And so on, and so on. But if this all sounds dismissive, it’s not meant to. This is early-early-access, for a start. And while there’s an argument to be made that Ostranauts was launched a little too early, then it’s the equivalent of a premature whale baby: not quite fully formed, but still bloody massive. Even though many elements are still just nubs, there’s a lot of exploring to be done. I spent ages, for example, just looking at the navigation console on Fedor’s spaceship, which displayed (in a magnificently Weyland-Yutanian, retro-futurist fashion) the orbit of every single natural and man-made body in the entire solar system.
There are
loads of the bastards. Fedor says the decision to put all of them in seemed like a good idea, “until the moment where I looked up a full list of Jupiter’s moons.” But there they all are, careening around the Big Man himself like a swarm of pissheads in dodgems. One day, they’ll all have bases to be visited, trade hubs to haggle at, and entire populations of characters to make friends and enemies among. Making this possible won’t involve the eternity of labour it initially threatened to, as Fedor is committed to using a certain amount of procedural generation for base layouts, ship traffic and the like. But it’s still a big effort, and at the moment, only K-leg and its environs are really practical as areas of activity for your fledgling space scoundrel.
Many, many spinny rocks.
Suddenly, an alarm starts blaring on the ship, and Fedor has our captain scurry back to the navigation console. “We’ve been stood still talking so long,” Fedor explains, as a red triangle flashes on the map of local space, “the cops have gotten suspicious”.

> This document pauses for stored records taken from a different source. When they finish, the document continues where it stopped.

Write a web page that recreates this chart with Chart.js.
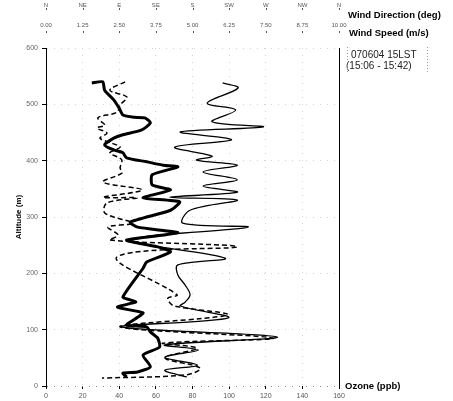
<!DOCTYPE html>
<html>
<head>
<meta charset="utf-8">
<script src="https://cdn.jsdelivr.net/npm/chart.js@4.4.1/dist/chart.umd.min.js"></script>
<style>
  body { margin: 0; background: #fff; }
  canvas { display: block; }
</style>
</head>
<body>
<canvas id="profile-chart" width="453" height="401"></canvas>
<script>
// ozone (ppb) against altitude (m) - thick line
var ozoneAlt = [538,540,525,508,493,481,477,476,467,454,446,440,428,419,414,405,398,392,389,375,357,348,334,327,312,291,282,272,259,247,238,220,209,158,153,149,140,130,122,108,105,96,85,69,55,34,25,23,16];
var ozone    = [25,31,32,37,40,42,48,54,57,52,42,37,32,37,42,44,55,64,72,58,58,68,53,73,68,46,50,72,44,61,68,55,53,42,46,49,39,53,50,44,55,57,61,62,53,57,50,42,44];

// wind speed (m/s) - dashed line
var speedAlt  = [540,525,513,499,486,476,463,458,449,440,431,424,414,406,401,387,378,362,348,335,334,325,307,289,282,268,259,247,229,162,156,144,140,126,105,85,76,67,50,32,20,14];
var windSpeed = [2.70,2.18,2.76,2.53,2.42,1.77,2.01,1.74,2.08,1.84,2.25,2.53,2.18,2.46,2.59,2.53,2.59,1.95,3.28,1.95,3.11,2.08,2.01,2.94,2.12,2.46,2.18,6.52,2.42,4.47,4.16,4.30,4.57,6.18,2.53,7.75,3.99,5.15,4.06,5.26,4.81,1.91];

// wind direction (deg) - thin line
var dirAlt  = [538,529,502,490,469,460,451,437,424,408,401,392,380,366,355,344,335,330,312,289,282,259,227,215,197,179,162,149,142,121,105,87,73,64,51,37,28,16];
var windDir = [217,236,198,233,204,267,165,228,158,204,185,235,193,235,193,235,152,235,177,168,248,103,220,162,162,171,177,171,165,224,93,284,146,187,146,186,146,173];

var dirLabels = ["N", "NE", "E", "SE", "S", "SW", "W", "NW", "N"];

Chart.defaults.font.family = '"Liberation Sans", Arial, sans-serif';

function toPoints(xs, ys) {
  return xs.map(function (v, i) { return { x: v, y: ys[i] }; });
}

// faint dotted grid, a bit darker along the zero line
function gridColor(ctx) {
  return ctx.tick && ctx.tick.value === 0 ? '#888' : '#d2d2d2';
}

var extras = {
  id: 'extras',
  afterDraw: function (chart) {
    var ctx = chart.ctx, a = chart.chartArea;
    ctx.save();

    // right frame line
    ctx.strokeStyle = '#000';
    ctx.lineWidth = 1;
    ctx.beginPath();
    ctx.moveTo(Math.round(a.right) + 0.5, a.top);
    ctx.lineTo(Math.round(a.right) + 0.5, a.bottom);
    ctx.stroke();

    // small tick dots under the top labels
    ctx.strokeStyle = '#555';
    [['xd', 8], ['xs', 31]].forEach(function (s) {
      var scale = chart.scales[s[0]];
      scale.ticks.forEach(function (t) {
        var x = Math.round(scale.getPixelForValue(t.value)) + 0.5;
        ctx.beginPath();
        ctx.moveTo(x, s[1]);
        ctx.lineTo(x, s[1] + 2);
        ctx.stroke();
      });
    });

    ctx.fillStyle = '#000';
    ctx.textBaseline = 'middle';
    ctx.textAlign = 'left';
    ctx.font = 'bold 9.5px "Liberation Sans", Arial';
    ctx.fillText('Wind Direction (deg)', a.right + 9, 15);
    ctx.fillText('Wind Speed (m/s)', a.right + 10, 33);
    ctx.fillText('Ozone (ppb)', a.right + 6, a.bottom);

    ctx.font = '10px "Liberation Sans", Arial';
    ctx.fillStyle = '#222';
    ctx.fillText('070604 15LST', a.right + 12, 55);
    ctx.fillText('(15:06 - 15:42)', a.right + 7, 66);

    // dotted brackets round the time box
    ctx.strokeStyle = '#999';
    ctx.setLineDash([1, 2]);
    ctx.beginPath();
    ctx.moveTo(a.right + 8.5, 47); ctx.lineTo(a.right + 8.5, 72);
    ctx.moveTo(a.right + 88.5, 47); ctx.lineTo(a.right + 88.5, 72);
    ctx.stroke();
    ctx.restore();
  }
};

new Chart(document.getElementById('profile-chart'), {
  type: 'scatter',
  data: {
    datasets: [{
      label: 'Wind Direction',
      data: toPoints(windDir, dirAlt),
      xAxisID: 'xd',
      showLine: true,
      borderColor: '#000',
      borderWidth: 1.3,
      tension: 0.35,
      pointRadius: 0
    }, {
      label: 'Wind Speed',
      data: toPoints(windSpeed, speedAlt),
      xAxisID: 'xs',
      showLine: true,
      borderColor: '#000',
      borderWidth: 1.5,
      borderDash: [5, 3],
      tension: 0.35,
      pointRadius: 0
    }, {
      label: 'Ozone',
      data: toPoints(ozone, ozoneAlt),
      xAxisID: 'x',
      showLine: true,
      borderColor: '#000',
      borderWidth: 3,
      tension: 0.2,
      pointRadius: 0
    }]
  },
  options: {
    responsive: false,
    animation: false,
    devicePixelRatio: 1,
    layout: { padding: { top: 0, left: 0, right: 114, bottom: 0 } },
    plugins: { legend: { display: false }, tooltip: { enabled: false } },
    scales: {
      x: {
        type: 'linear', position: 'bottom', min: 0, max: 160,
        ticks: { stepSize: 20, color: '#555', font: { size: 7 }, padding: 3, maxRotation: 0 },
        grid: { color: gridColor, tickColor: '#000', tickLength: 3 },
        border: { display: false, dash: [1, 6] },
        afterFit: function (s) { s.height = 15; }
      },
      xs: {
        type: 'linear', position: 'top', min: 0, max: 10, weight: 0,
        ticks: { stepSize: 1.25, color: '#555', font: { size: 6 }, padding: 19, maxRotation: 0, autoSkip: false,
          callback: function (v) { return v.toFixed(2); } },
        grid: { display: false, drawTicks: false },
        border: { display: false },
        afterFit: function (s) { s.height = 30; }
      },
      xd: {
        type: 'linear', position: 'top', min: 0, max: 360, weight: 1,
        ticks: { stepSize: 45, color: '#555', font: { size: 6 }, padding: 9, maxRotation: 0, autoSkip: false,
          callback: function (v) { return dirLabels[Math.round(v / 45)]; } },
        grid: { display: false, drawTicks: false },
        border: { display: false },
        afterFit: function (s) { s.height = 18; }
      },
      y: {
        type: 'linear', min: 0, max: 600,
        ticks: { stepSize: 100, color: '#666', font: { size: 7 }, padding: 4 },
        title: { display: true, text: 'Altitude (m)', color: '#000', font: { size: 8, weight: 'bold' }, padding: { top: 14, bottom: 0 } },
        grid: { color: gridColor, tickColor: '#000', tickLength: 4 },
        border: { color: '#000', width: 1, dash: [1, 6] },
        afterFit: function (s) { s.width = 46; }
      }
    }
  },
  plugins: [extras]
});
</script>
</body>
</html>
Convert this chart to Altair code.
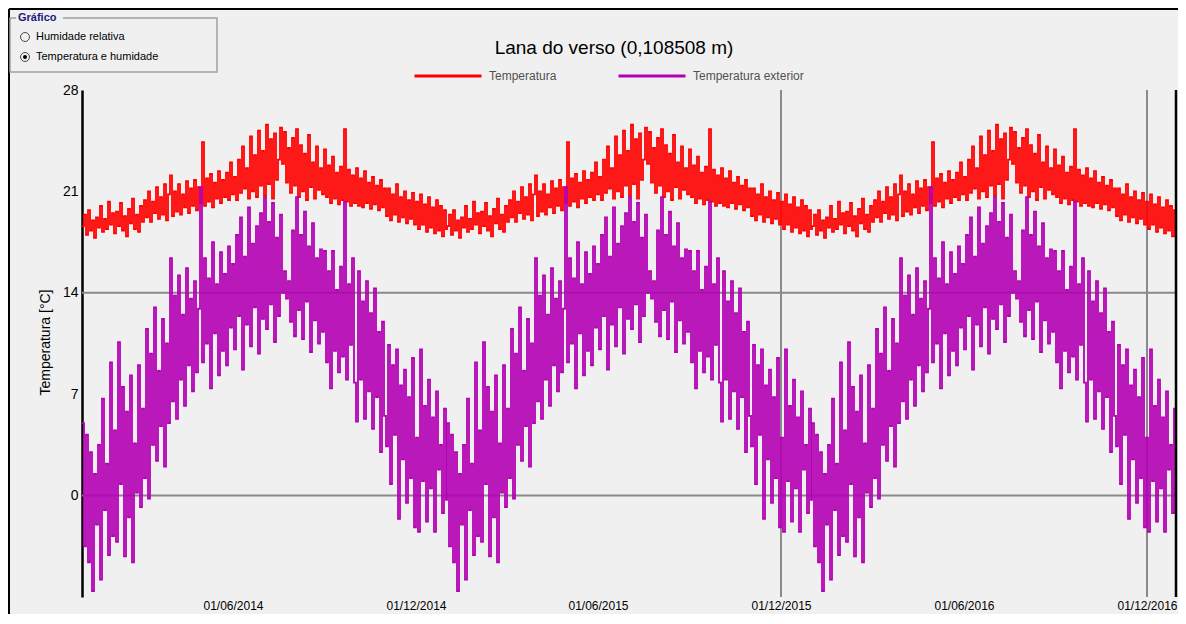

The rozzers have sent a ship to check us out, and I ask if it’s possible to board it and steal it. Not yet, is the answer, as physical combat isn’t implemented. But at some point, definitely. Along with bribery, dropping the name of a local big cheese to get you off the hook, or even appealing on a personal level, because your generated backstory means you once shared a prison cell with the cop in question.
I’ve been around the block enough with early access games to know an “anything is possible!” pipe dream when I see one, but it doesn’t feel like the case with Ostranauts. As the detailed survival mechanics of NEO Scavenger showed, Fedor believes in fidelity when he simulates things. I have no doubt that he will get round to implementing a great deal of the features we talk about, and in many cases the infrastructure is already in place. It’s just a question of the time it’ll take…
Character creation can see you make enemies and friends, and pick up all sorts of unusual circumstances.
I get the sense it’s quite frustrating. And it would be hard enough, if Fedor was just working on one game. But Ostranauts feels more like a compilation of games, all working together. Some are arguably minigames, like the initially baffling reactor control panels, or the docking alignments when boarding with derelicts or stations. Others are very much maxigames, like the aforementioned character generation system, or the spaceship piloting, or the “social combat” system that takes the place of regular NPC conversations. Imagine a sort of menu-based game with card game mechanics, based on
Maslow’s Hierarchy Of Needs, and you’ll be a fifth of the way there. It’s weird, and a bit broken in places, but it’s fascinating.
I suppose the “main” game is a sort of top-down RPG, where you move your captain around to interact with things and talk to people. But you can interact with so much that you could reasonably describe it as a so-called immersive sim. And since you can build your own spaceships to any design of your liking, it’s arguably a construction game too. Oh, and once you’ve got a crew as well, it becomes something like The Sims, but crossed with a party-based RPG, and also a colony management game like RimWorld. Oh, and it all gives off massive Space Station 13 energy, too.
SOCIAL KOMBAT! *90s trance music begins to play*
It’s a lot. And I won’t lie: when I played the demo, I felt lost in it all. Part of that was the good kind of lost: I had to adapt quickly to thinking in Kelvin, for example, because that’s the temperature unit Fedor’s space people use, and that’s that. “if I had to learn celsius when I moved from the US to Canada,” he jokes, “then you have to learn Kelvin if you’re going to space.” At the same time, however, I felt the bad kind of lost, due to a baffling UI that seemed to want to keep features hidden, and then demanded a merciless amount of busywork from my mouse hand once they were uncovered.
Fedor is well aware of this, and is now working full time to fix quality of life issues. It’s working, too. Despite a rocky launch, the reception Ostranauts has been getting on Steam is more favourable now than it was even a week ago. But while Fedor wants people to, y’know, enjoy playing his game, he’s still got space on the brain. “I can’t wait to get out of bugs and stability stuff,” he says, “and back into crafting”. And despite my complaints about the demo, I almost wish he’d skip all the usability stuff and just build more universe, even if it’s a bit janky.
“That’s the other reason I became a game developer”, he confesses, bookending the admission this post opened on, as we discuss the research that fed into Ostranauts’ generation of spaceship serial numbers. “It’s so I’ve got an excuse to look this sort of stuff up, and find a use for it”. As far as I’m concerned, that’s about as noble a goal as you could hope for. Give Ostranauts a go.